I'm Okay

 

I’m Okay

 

The other day I decided to listen to recordings of piano pieces I played ten years ago.  When I performed them, I was getting my music degree and was still terrified of playing the piano in front of people.  I remember having been so mortified about being unable to express through my performances what I was feeling and thinking about the music.

 

I was amazed to listen to the recordings.  They sounded fine.  Some of them were good.

 

I couldn’t really understand it, because I’d listened before and never thought they were worthwhile.  But as a piano teacher, ten years out, I heard them and found them more than acceptable.  I am sufficiently divorced from the experience of playing them to actually hear them.

 

The fantastic lesson in this is that how we actually feel at the moment we’re playing may be undetectable to an audience.  That seems absolutely impossible to anyone that’s ever had stage fright.  The experience of hating yourself while you play is so ridiculously visceral that you honestly can’t imagine everyone else isn’t at least picking up on it.

 

But there I was, listening to that music.  It sounded as good as the music of all those other players that I used to listen to.  What do you do with that kind of revelation?

 

In his phenomenal book, Several short sentences about writing, Verlyn Klinkenborg says, “The only link between you and the reader is the sentence you’re making.

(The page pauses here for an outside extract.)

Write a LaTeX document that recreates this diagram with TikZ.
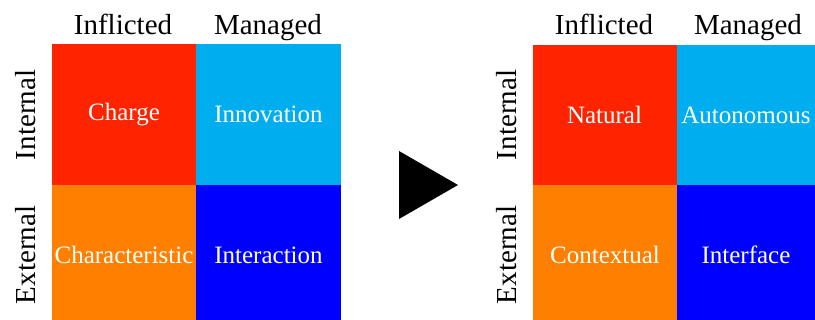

There’s no sign of your intention apart from the sentences themselves.”

 

That means just because I’m ecstatic while writing doesn’t mean the reader will be ecstatic about what I wrote.  It also means that just because I understand what I meant by those two words doesn’t mean the reader will understand.  In short, I focus on what the reader will see, and I do my best to pick the correct words to match what I want to say.

 

If I am performing live, part of my presentation includes the expressions on my face, and the way I carry myself.  I may influence my audience with bravado and stellar posture, or I may turn them off by being slovenly.   However I intersect with them is what they will know about me, and I can to a large extent decide that, especially through the things I have prepared in my music making.

 

The other side of stage fright, that terrible feeling that everybody can read my mind and knows what a loser I am, is the terrible realization that few people know or even care what I’m feeling.  It means that I am actually alone up there.  The good news is, if I can connect through the music, I will no longer be alone.

 

The connection will come through the music making, and not through some psychic projection of my interior monologue.  I have a job to do, and the power to do it.  That’s all I really need to think about.